On May 16, 2013, the Arkansas Supreme Court issued a decision in TEMCO v. Gann, 2013 Ark. 202.   Like many decisions this term, the Court was sharply divided, with two dissents joined by three members of the Court.  The crux of the decision was whether three of the four points raised on appeal were preserved for appellate review.  Quoting from the 4-judge majority:

In summary, we reiterate that the motion to dismiss was based on several grounds, yet the circuit court granted dismissal based on only one of those several grounds—that the complaint was barred by statute, specifically section 18-44-115(a)(4), due to TEMCO’s failure to give sufficient notice. That is the only ruling the circuit court made. TEMCO argues reversal based on other arguments that were raised below, but not ruled on. As Appellant, it was TEMCO’s burden to obtain or insist on rulings on issues it desired to have reviewed on appeal. See Meador v. Total Compliance Consultants, Inc., 2013 Ark. 22, ___ S.W.3d ___; see also Ghegan & Ghegan, 345 Ark. 514, 49 S.W.3d 652. Alpha Marketing and Ground Zero are very clear that this court will not presume rulings based on a trial court’s silence. Ghegan & Ghegan is very clear that we will not presume a ruling based on a trial court’s general observations. This court is bound to follow these cases and is therefore precluded from reaching the merits of the arguments raised in this appeal, save the attorneys’ fees argument which is rendered without merit due to our summary affirmance.
The orders of the circuit court are affirmed.

Compare that to the Chief Justice’s dissent (joined by Baker and Hart):

Here the circuit court stated that it had considered all arguments, pleadings, briefs, and exhibits and it ruled.  To now conclude that the circuit court did not rule, when it expressly states that it did rule, is error. This decision puts counsel in an untenable position that counsel will be held responsible for the failure to obtain a ruling under the very narrow principles set out by the majority. This means that counsel must persuade the circuit-court judge that an extremely detailed, and finite written order must be issued. While counsel are sometimes assigned by the circuit court to draft a precedent, that is not always the case. Even if counsel were to always draft the precedent, there will be disputes between counsel and the circuit court, which will result in matters coming before this court under its original jurisdiction. This court will be faced with petitions to compel the circuit court to act in a manner that counsel believes is required by the majority’s decision. Overcrowded circuit-court dockets and overworked circuit-court judges will be compelled to engage in needless extra work. Counsel will be put in the unenviable position of having to challenge circuit judges before whom they customarily practice.

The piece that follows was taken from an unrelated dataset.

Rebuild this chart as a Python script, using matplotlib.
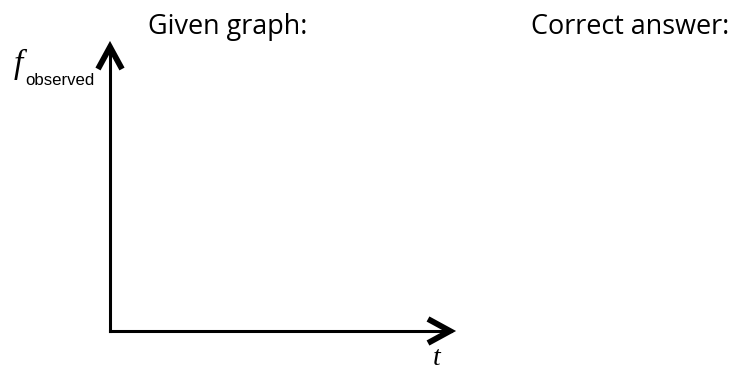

COMMENTARY:  This decision illustrates the difficulty counsel faces whenever more than one issue is raised to a trial court in a summary judgment or motion to dismiss context.  TEMCO holds that the following language:

“[t]he parties came before this Court to be heard on Defendants’ Motion to Dismiss. Upon consideration of all arguments, pleadings, briefs, and exhibits, this Court finds that the Defendants’ Motion to Dismiss should be and hereby is GRANTED.”

is not good enough to to preserve alternative arguments that were raised, briefed and argued. Counsel must find a way to obtain a detailed and specific ruling on all alternative arguments that were raised, even if those arguments are not the basis for the trial court’s ruling.  The Chief Justice’s dissent says this will put counsel in the “untenable” position of routinely forcing trial courts to issue “extremely detailed and finite written order[s]” on arguments they have summarily rejected.